In a follow-up post to the article he and Yuval Levin wrote on immigration (which I discuss on the home page), Reihan Salam uncharacteristically makes a mistake. He notes correctly that organized labor favors amnesty for current illegal aliens and is skeptical of guest-worker programs. But he then writes of Big Labor that “they are serious about reducing future unauthorized immigration flows,” and then mentions Daniel Costa of the union-friendly Economic Policy Institute, who has written on “the importance of building effective employer verification systems.” Reihan is confusing the work of the scholars at EPI — which is broadly sympathetic to the concerns of organized labor but is a serious outfit that does reputable work — with the policy positions of the labor-union hierarchy.
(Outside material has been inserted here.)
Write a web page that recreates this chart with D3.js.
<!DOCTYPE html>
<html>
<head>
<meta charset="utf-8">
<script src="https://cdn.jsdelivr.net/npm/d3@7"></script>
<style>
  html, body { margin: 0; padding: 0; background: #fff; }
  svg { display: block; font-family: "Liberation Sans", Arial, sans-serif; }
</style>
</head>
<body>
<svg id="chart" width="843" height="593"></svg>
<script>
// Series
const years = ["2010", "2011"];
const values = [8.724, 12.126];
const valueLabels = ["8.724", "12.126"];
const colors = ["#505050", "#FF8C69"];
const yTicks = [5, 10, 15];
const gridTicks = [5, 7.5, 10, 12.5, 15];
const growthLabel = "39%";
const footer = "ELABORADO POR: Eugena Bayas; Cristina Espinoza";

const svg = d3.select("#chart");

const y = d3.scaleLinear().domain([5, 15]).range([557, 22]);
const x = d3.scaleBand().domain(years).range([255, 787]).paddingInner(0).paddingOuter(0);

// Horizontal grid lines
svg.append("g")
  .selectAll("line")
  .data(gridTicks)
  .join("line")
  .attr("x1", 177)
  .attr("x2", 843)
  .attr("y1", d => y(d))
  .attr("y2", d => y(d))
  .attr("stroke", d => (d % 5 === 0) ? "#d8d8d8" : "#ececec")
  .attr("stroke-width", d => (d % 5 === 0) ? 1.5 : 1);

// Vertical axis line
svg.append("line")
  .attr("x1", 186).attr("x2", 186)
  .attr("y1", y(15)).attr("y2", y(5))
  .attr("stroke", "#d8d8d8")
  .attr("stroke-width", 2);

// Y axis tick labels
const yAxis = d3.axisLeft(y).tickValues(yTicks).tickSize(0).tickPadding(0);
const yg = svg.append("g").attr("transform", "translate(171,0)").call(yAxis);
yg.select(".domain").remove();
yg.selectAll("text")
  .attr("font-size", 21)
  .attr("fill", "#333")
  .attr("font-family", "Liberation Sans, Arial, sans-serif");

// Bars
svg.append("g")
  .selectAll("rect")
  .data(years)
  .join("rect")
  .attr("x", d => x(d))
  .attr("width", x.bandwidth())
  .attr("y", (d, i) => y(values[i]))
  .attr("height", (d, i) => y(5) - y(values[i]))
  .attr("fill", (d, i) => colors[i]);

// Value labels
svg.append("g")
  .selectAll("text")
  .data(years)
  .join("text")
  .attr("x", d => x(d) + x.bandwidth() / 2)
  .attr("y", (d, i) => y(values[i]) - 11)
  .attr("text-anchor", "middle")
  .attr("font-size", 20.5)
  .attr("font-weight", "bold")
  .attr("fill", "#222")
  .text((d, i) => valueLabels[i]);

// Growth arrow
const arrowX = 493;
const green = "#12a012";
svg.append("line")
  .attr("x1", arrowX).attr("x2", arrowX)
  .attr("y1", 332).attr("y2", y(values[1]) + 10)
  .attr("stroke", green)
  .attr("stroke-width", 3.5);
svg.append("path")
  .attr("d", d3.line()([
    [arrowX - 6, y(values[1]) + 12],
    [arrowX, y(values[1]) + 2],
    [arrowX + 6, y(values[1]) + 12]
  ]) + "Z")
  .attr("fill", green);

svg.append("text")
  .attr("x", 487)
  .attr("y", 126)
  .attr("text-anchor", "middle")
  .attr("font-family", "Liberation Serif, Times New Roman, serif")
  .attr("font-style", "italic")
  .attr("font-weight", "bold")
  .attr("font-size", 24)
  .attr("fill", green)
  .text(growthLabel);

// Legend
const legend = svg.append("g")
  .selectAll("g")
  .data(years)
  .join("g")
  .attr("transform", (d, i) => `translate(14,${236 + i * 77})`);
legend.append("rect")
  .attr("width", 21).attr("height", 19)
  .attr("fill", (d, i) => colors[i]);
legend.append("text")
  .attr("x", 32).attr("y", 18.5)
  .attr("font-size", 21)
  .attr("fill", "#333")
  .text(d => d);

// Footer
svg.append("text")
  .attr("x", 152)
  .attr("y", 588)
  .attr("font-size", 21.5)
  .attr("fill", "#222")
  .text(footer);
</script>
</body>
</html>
Not only is Big Labor not in favor of employment verification, an essential part of any effort at “reducing future unauthorized immigration flows,” it is officially opposed. The immigration resolution from the AFL-CIO’s convention last year calls for, among other things, “the repeal of employer sanctions” (the ban on hiring illegal aliens). And there’s this paragraph specifically about the ”effective employer verification systems” that Costa rightly aspires to:
BE IT FURTHER RESOLVED, that the AFL-CIO rejects the use of electronic employment verification systems, such as E-verify which builds upon the flawed employer sanctions framework and pushes workers into an underground economy where workplace abuses are prevalent;
Note this does not say that the rollout of a verification system should await the completion of an amnesty, which would at least make some sense from their perspective. No — organized labor is opposed the very idea of people without permission to be in the United States being barred from employment. In this the AFL-CIO is of one mind with its immigration collaborators at the U.S. Chamber of Commerce and the Cato Institute.
There is a potential labor-oriented perspective that would back amnesty but follow it with muscular efforts to turn off the future jobs magnet, as Reihan suggests. But the actual leadership of the labor movement in the U.S. has become post-American and decisively rejects that perspective, opting for effectively open borders and unlimited immigration.